Grant: There seems to be four primary variables of a photograph: subject matter, light, composition, timing. With some other forms of photography, especially in a studio, you can control most or all of these, but with landscape/outdoor photography, you can really only control the composition, and as a sub-variable of that, perspective. So being thoughtful and creative in regards to perspective and composition are key. Always have your camera with you, too. I can think of many times I wish I had my camera when I saw something extraordinary just going out for a quick drive, or conversely when I took it on a whim and found something very cool that I didn't expect.
EM: Similarly do you have any guiding principles that you follow?
Grant: Learning manual mode on the camera, or at the very least, aperture priority and working your way up to manual exposure.
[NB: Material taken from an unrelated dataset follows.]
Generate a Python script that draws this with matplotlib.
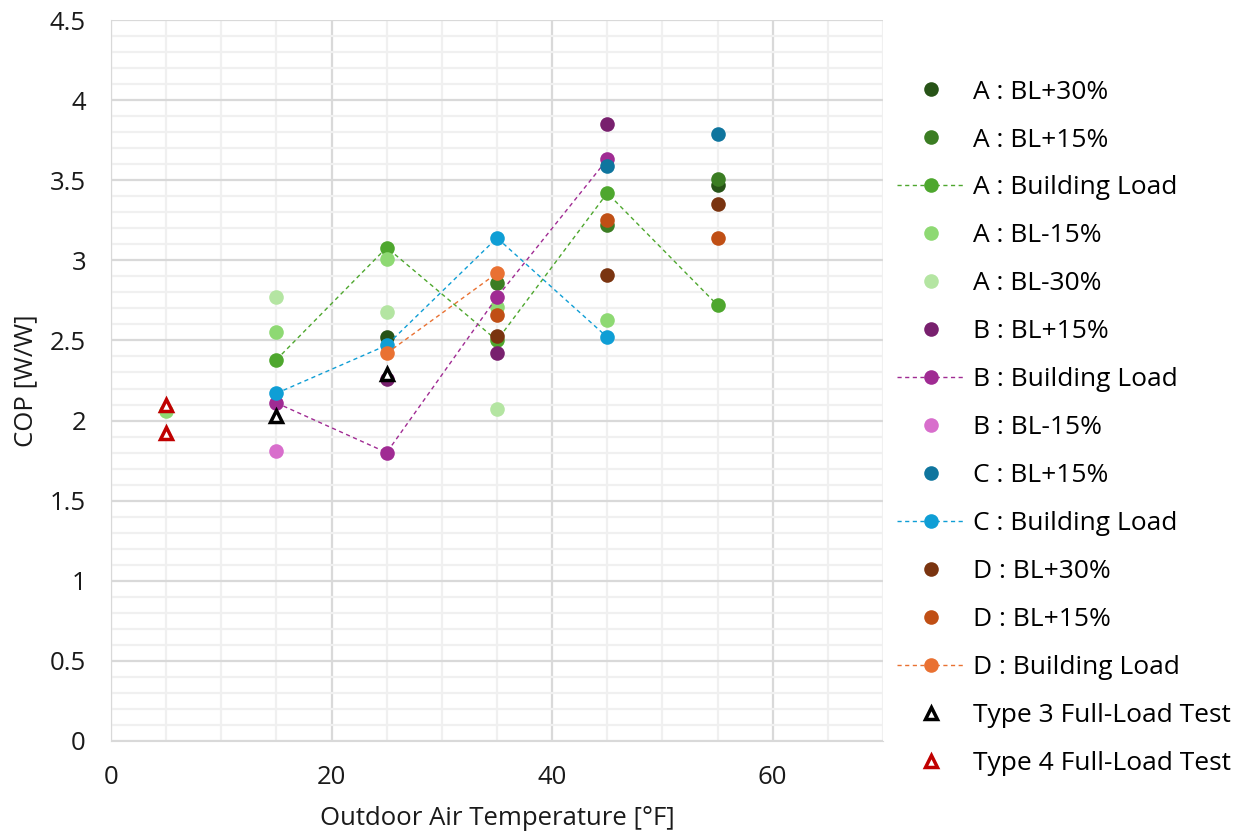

It's important to be in control of all aspects of your exposures and to understand what each adjustment does, especially when working with long exposures, night shots, harsh or dynamic lightning, etc.
In regards to composition, rule of thirds is as important with landscape as any other form of photography. Always use a tripod, whenever you possibly can. They suck to haul around, but they really make a huge difference. Also, give some love to your foreground. With landscapes, I find that the shots I prefer have not only beautiful skies, vistas, or backgrounds, but also something interesting going on right in front of the camera. If you are having trouble getting the foreground in the shot, stitch a panorama from vertical exposures. Natural framing and leading lines can spice things up, and shooting at the right time of day is very important because it's going to affect the color and dynamic of your shots. As I said above, always have your camera with you!
EM: What are the greatest challenges in making great outdoor photography?
Grant: I shoot with prime lenses; I don't own a zoom lens, so I create my own challenge in that regard, but I like the simplicity. Digital cameras seem very sensitive to overexposure. I have had a few good compositions ruined by blown highlights that I didn't see on my LCD screen, usually the light through trees or something like that. I have made a habit of taking multiple exposures of everything. This is good practice, but I find I almost always use an underexposed image and fix anything too dark in post. I still have times where I don't underexpose enough, even trying to; this is mostly due to shooting in harsh light. I've had a hard time getting out at the right time of day; ND filters have been a must!
EM: What are you looking forward to over the next year?
Grant: Oh, man. I am very excited about fall. I hope the weather cooperates and we get some good colors this year. Fall is my favorite time of year, and this will be my first fall with a good camera, so I'm stoked about it!
EM: Would you like to briefly talk about the gear you use?
Grant: I use a Pentax KS2, DSLR. My main hike-around lens is a Pentax-K SMC 28mm f/3.5. It is 41 years old, so it will always be just barely older than me. I've also shot with an vintage Asahi Super-Takumar 28mm f/3.5 (1960s build), and I have a modern Pentax DA 35mm f/2.4 for auto-focus, if I ever need it. For "macro" work, flowers mainly, I either use the Pentax-K 28mm, (which creates some wild bokeh, but usually it's all I have with me) or preferably an Asahi Super-Takumar 55mm f/1.8. I have a set of Gobe ND filters and a Goya Polarizing filter. I think my tripod is a 62" Vanguard.
EM: Thanks so much to chatting with us. In closing any tips for someone looking to get a start in outdoor photography?
Grant: Keep your gear organized and protected. Buy a weather-sealed cam and lenses. Don't walk a mile or three into the woods without your SD card or extra batteries. Buy a sturdy tripod, use a lens hood, and get some ND filters. Most importantly, be safe!! Landscape subject matter will be around longer than we will. No need to rush things or take chances.